Em termos: o novo pensamento reconhece falhas no anterior, mas seu grau de divergência é muito mais suave do que, por exemplo, o apresentado pela escola desenvolvimentista latino-americana. No atacado, continua-se basicamente confiando nas virtudes de um mercado livre e um Estado disciplinado.
O que mudou drasticamente, de fato, foi a conjuntura internacional.
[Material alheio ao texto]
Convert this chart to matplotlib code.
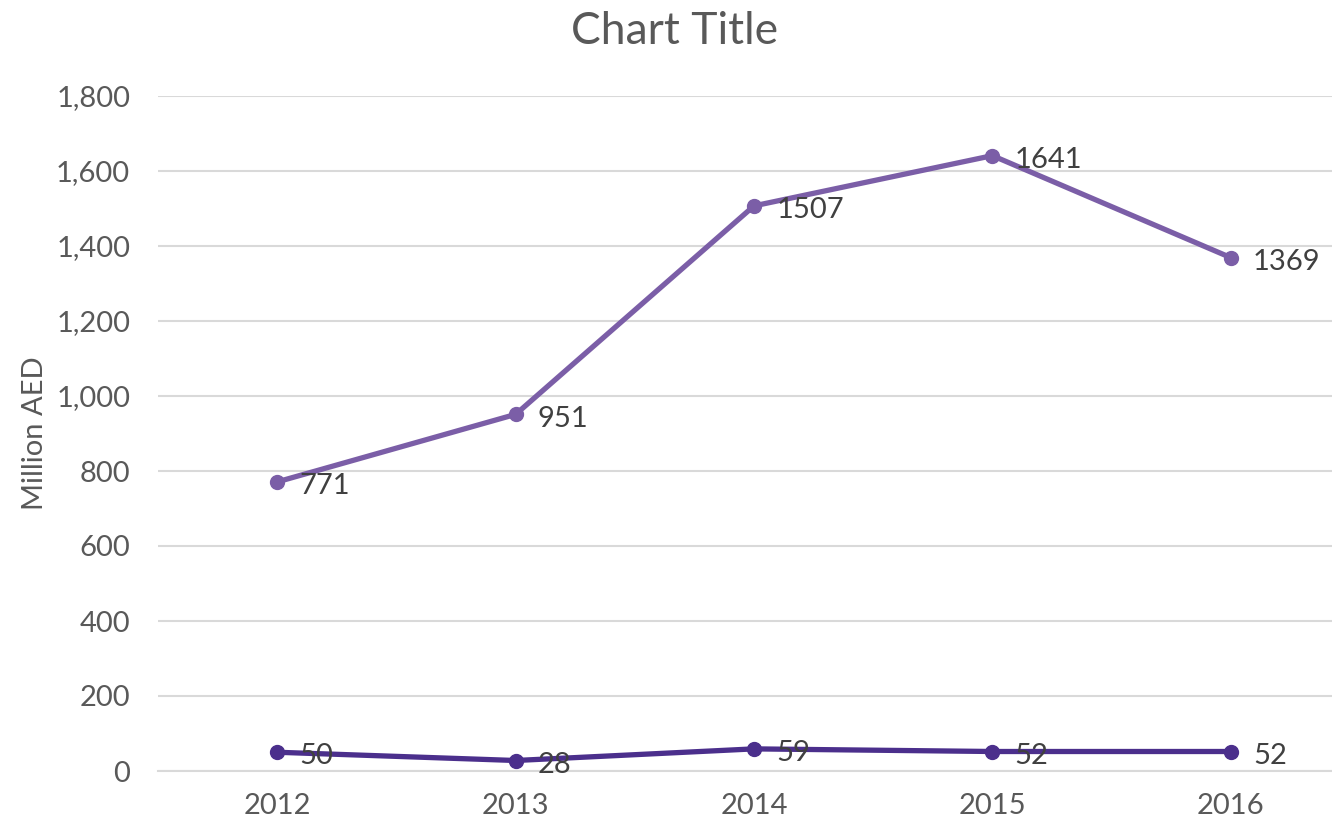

Se o Consenso de Washington ganhou força num cenário de otimismo, crescimento acelerado e fartos fluxos de capital externo, as reformas de segunda geração apareceram à medida que o mundo caminhava para um cenário de crise -é sintomático que uma de suas preocupações principais seja com novas leis para as falências.
Em outras palavras: antes, o espírito da coisa era permitir que os países atrasados pegassem carona numa onda de prosperidade; agora, trata-se de preveni-los contra mais turbulências.
O documento de janeiro do Banco Mundial sobre o Brasil é explícito: "Essas reformas, desejáveis por si mesmas nos campos da equidade e da eficiência, aumentariam decisivamente as chances de estabilidade, mesmo em circunstâncias adversas, e acelerariam a transição para eliminar a vulnerabilidade. Eventos recentes serviram como um alerta sombrio dos perigos de choques macroeconômicos inesperados".
Entende-se, com isso, a prudência do governo Lula, amparado no receituário e nos US$ 30 bilhões do FMI para garantir o fechamento das contas do país. As promessas de crescimento, porém, continuam no capítulo da esperança.